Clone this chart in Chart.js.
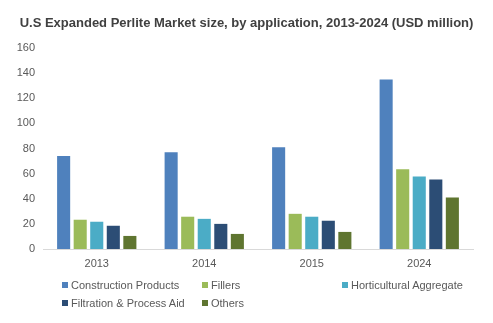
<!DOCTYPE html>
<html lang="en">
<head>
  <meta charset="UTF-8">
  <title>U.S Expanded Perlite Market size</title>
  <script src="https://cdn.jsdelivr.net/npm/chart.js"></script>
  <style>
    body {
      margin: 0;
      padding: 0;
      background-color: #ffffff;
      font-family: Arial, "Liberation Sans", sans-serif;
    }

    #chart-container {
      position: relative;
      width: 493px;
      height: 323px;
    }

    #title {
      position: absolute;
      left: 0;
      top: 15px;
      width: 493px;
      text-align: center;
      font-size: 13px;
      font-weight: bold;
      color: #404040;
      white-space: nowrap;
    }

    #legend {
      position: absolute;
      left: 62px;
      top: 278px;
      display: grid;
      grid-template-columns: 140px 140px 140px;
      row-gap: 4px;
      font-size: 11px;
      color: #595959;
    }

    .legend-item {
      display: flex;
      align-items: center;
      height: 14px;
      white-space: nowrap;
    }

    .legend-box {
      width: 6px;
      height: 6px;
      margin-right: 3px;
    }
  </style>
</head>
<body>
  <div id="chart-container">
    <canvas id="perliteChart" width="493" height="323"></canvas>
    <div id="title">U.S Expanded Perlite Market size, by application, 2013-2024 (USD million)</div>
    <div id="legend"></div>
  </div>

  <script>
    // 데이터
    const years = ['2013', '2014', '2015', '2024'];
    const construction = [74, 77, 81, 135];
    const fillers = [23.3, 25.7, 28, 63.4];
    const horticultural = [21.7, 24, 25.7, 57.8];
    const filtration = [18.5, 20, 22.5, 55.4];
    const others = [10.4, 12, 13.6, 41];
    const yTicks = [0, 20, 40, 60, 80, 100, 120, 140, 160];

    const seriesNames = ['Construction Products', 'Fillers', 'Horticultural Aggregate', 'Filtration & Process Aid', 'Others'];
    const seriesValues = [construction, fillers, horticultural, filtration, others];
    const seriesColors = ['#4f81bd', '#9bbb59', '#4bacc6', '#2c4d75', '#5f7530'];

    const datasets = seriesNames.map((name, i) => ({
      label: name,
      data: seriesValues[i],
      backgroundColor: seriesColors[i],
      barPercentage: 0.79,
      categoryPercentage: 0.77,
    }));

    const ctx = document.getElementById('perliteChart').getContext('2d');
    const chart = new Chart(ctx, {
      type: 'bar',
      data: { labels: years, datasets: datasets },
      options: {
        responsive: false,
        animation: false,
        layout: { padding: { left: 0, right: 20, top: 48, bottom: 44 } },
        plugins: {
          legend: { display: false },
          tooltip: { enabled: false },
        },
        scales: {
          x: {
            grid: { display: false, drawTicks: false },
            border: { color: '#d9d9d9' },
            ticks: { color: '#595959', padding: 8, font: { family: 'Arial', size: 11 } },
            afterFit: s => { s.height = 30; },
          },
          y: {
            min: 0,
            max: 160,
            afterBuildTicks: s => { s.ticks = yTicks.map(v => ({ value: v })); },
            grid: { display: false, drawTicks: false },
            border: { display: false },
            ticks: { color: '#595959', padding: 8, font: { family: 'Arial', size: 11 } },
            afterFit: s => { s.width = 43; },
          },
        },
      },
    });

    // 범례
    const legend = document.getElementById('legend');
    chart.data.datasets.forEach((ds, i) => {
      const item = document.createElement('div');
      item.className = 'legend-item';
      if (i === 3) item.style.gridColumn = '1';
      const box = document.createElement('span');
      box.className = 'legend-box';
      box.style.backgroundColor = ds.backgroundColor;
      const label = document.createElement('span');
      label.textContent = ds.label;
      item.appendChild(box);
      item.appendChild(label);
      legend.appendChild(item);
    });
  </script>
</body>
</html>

------------------------------------------------------------

*Brief*. Repeat all the data as it stands, dropping any images it holds.

*Exercise result*.
Clone this chart in Chart.js.
<!DOCTYPE html>
<html lang="en">
<head>
  <meta charset="UTF-8">
  <title>U.S Expanded Perlite Market size</title>
  <script src="https://cdn.jsdelivr.net/npm/chart.js"></script>
  <style>
    body {
      margin: 0;
      padding: 0;
      background-color: #ffffff;
      font-family: Arial, "Liberation Sans", sans-serif;
    }

    #chart-container {
      position: relative;
      width: 493px;
      height: 323px;
    }

    #title {
      position: absolute;
      left: 0;
      top: 15px;
      width: 493px;
      text-align: center;
      font-size: 13px;
      font-weight: bold;
      color: #404040;
      white-space: nowrap;
    }

    #legend {
      position: absolute;
      left: 62px;
      top: 278px;
      display: grid;
      grid-template-columns: 140px 140px 140px;
      row-gap: 4px;
      font-size: 11px;
      color: #595959;
    }

    .legend-item {
      display: flex;
      align-items: center;
      height: 14px;
      white-space: nowrap;
    }

    .legend-box {
      width: 6px;
      height: 6px;
      margin-right: 3px;
    }
  </style>
</head>
<body>
  <div id="chart-container">
    <canvas id="perliteChart" width="493" height="323"></canvas>
    <div id="title">U.S Expanded Perlite Market size, by application, 2013-2024 (USD million)</div>
    <div id="legend"></div>
  </div>

  <script>
    // 데이터
    const years = ['2013', '2014', '2015', '2024'];
    const construction = [74, 77, 81, 135];
    const fillers = [23.3, 25.7, 28, 63.4];
    const horticultural = [21.7, 24, 25.7, 57.8];
    const filtration = [18.5, 20, 22.5, 55.4];
    const others = [10.4, 12, 13.6, 41];
    const yTicks = [0, 20, 40, 60, 80, 100, 120, 140, 160];

    const seriesNames = ['Construction Products', 'Fillers', 'Horticultural Aggregate', 'Filtration & Process Aid', 'Others'];
    const seriesValues = [construction, fillers, horticultural, filtration, others];
    const seriesColors = ['#4f81bd', '#9bbb59', '#4bacc6', '#2c4d75', '#5f7530'];

    const datasets = seriesNames.map((name, i) => ({
      label: name,
      data: seriesValues[i],
      backgroundColor: seriesColors[i],
      barPercentage: 0.79,
      categoryPercentage: 0.77,
    }));

    const ctx = document.getElementById('perliteChart').getContext('2d');
    const chart = new Chart(ctx, {
      type: 'bar',
      data: { labels: years, datasets: datasets },
      options: {
        responsive: false,
        animation: false,
        layout: { padding: { left: 0, right: 20, top: 48, bottom: 44 } },
        plugins: {
          legend: { display: false },
          tooltip: { enabled: false },
        },
        scales: {
          x: {
            grid: { display: false, drawTicks: false },
            border: { color: '#d9d9d9' },
            ticks: { color: '#595959', padding: 8, font: { family: 'Arial', size: 11 } },
            afterFit: s => { s.height = 30; },
          },
          y: {
            min: 0,
            max: 160,
            afterBuildTicks: s => { s.ticks = yTicks.map(v => ({ value: v })); },
            grid: { display: false, drawTicks: false },
            border: { display: false },
            ticks: { color: '#595959', padding: 8, font: { family: 'Arial', size: 11 } },
            afterFit: s => { s.width = 43; },
          },
        },
      },
    });

    // 범례
    const legend = document.getElementById('legend');
    chart.data.datasets.forEach((ds, i) => {
      const item = document.createElement('div');
      item.className = 'legend-item';
      if (i === 3) item.style.gridColumn = '1';
      const box = document.createElement('span');
      box.className = 'legend-box';
      box.style.backgroundColor = ds.backgroundColor;
      const label = document.createElement('span');
      label.textContent = ds.label;
      item.appendChild(box);
      item.appendChild(label);
      legend.appendChild(item);
    });
  </script>
</body>
</html>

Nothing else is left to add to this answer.